Superturtle is an Auckland band who have made four albums since they began around ten years ago. Curiously, each one sounds older than the one before it – which I think means they are getting closer to their goal.

The album is called Student Flat Reunion, and if your student flatting days were in the early 80s then you’ll be struck by the aptness of the title, because musically that’s right where Superturtle live. With bright brittle riffs, crisp economical drumming, a synthesiser that sounds like it’s fallen into the hands of a humanoid and the nervously intense vocals of Darren McShane, they are like a band that has just crawled out from under the ground-zero rubble of punk.

Student Flat Reunion

Student Flat Reunion Photo: supplied

Early 80s post-punk has been a popular reference point for a lot of music in this everything-revived-at-once century. We’ve heard it in the Strokes, Interpol and Franz Ferdinand, to cite just some of the bigger names. But in a way Superturtle sound even more authentic than those revivalists. It’s not as though they are self-consciously quoting from some uber-cool record collection; it’s just who they are.
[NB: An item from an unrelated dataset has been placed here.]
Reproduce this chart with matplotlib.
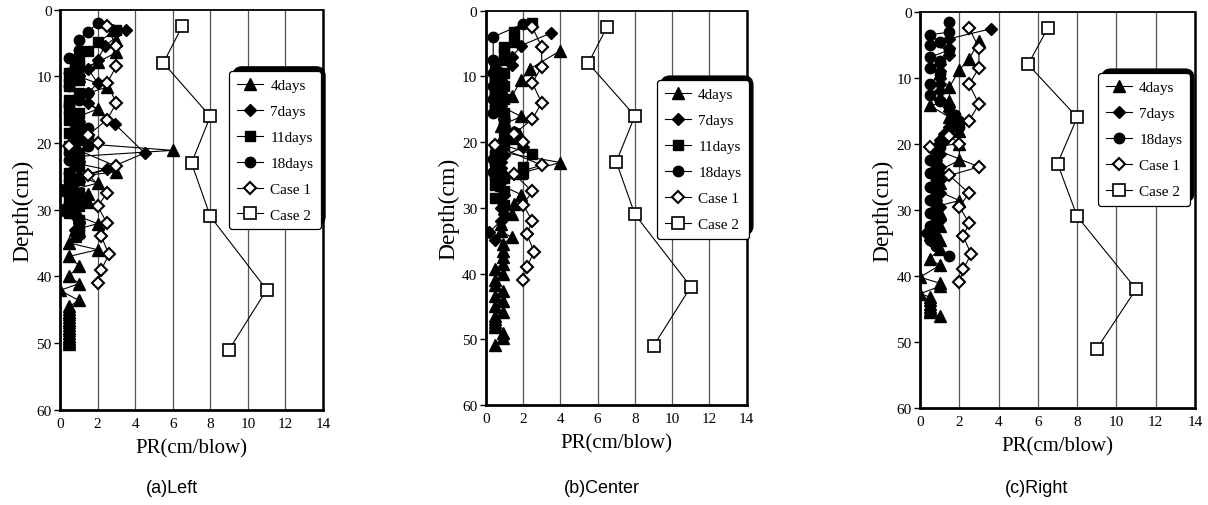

Part of what gives the music its 80s quality is the way it’s been recorded. McShane is an analogue geek with his own studio, where Superturtle record – and in much the same way, I suspect, as bands did in those pre-digital, post-punk days. The sound is vibrant and alive in a way that’s missing from so many modern recordings, with all their ones and zeroes.
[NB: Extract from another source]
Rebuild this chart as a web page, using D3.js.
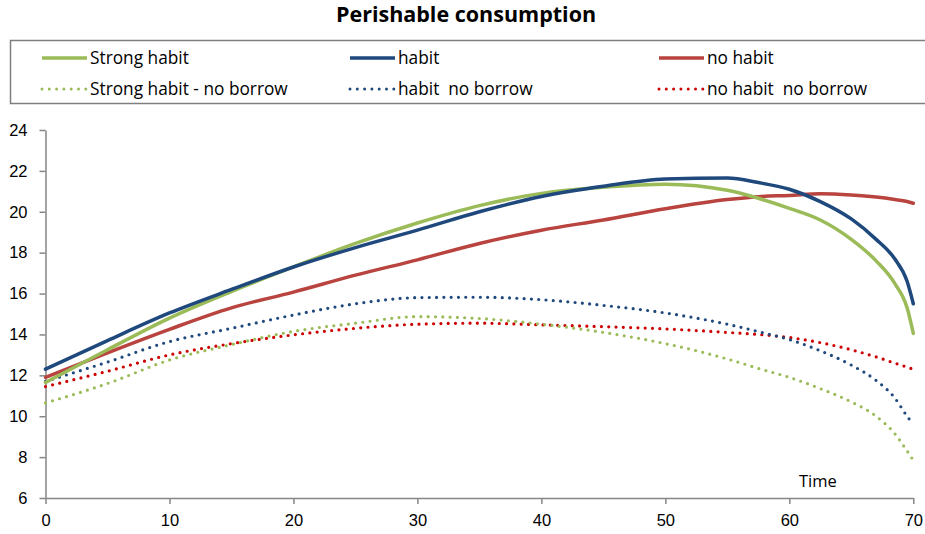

But it’s also the freshness with which this group executes their ideas. Listen to the conversation that seems to be going on between the synth and McShane’s voice in a song like ‘Transatlantic Affairs’, before he ultimately synthesises the voice itself. You’ve surely heard that sound before, yet here it feels like a brand new effect they’ve just stumbled on and can’t wait to try out.

Then there’s the mood of the songs themselves. McShane’s lyrics are political in the same way a lot of post-punk was; not focused on any cause in particular but rather making a general stand against the system and a strong alignment with the proletariat.

Superturtle might appear to have just emerged from a Tardis clutching albums by Devo, Televsion and a copy of David Bowie’s Low, but that era wasn’t big on nostalgia, and really, neither are these guys. You don’t get the sense that Superturtle are pining for the good old days, flat reunions aside. Rather, this is simply their idea of what a band should sound like. And listening to this persuasive album, I find myself nodding in agreement.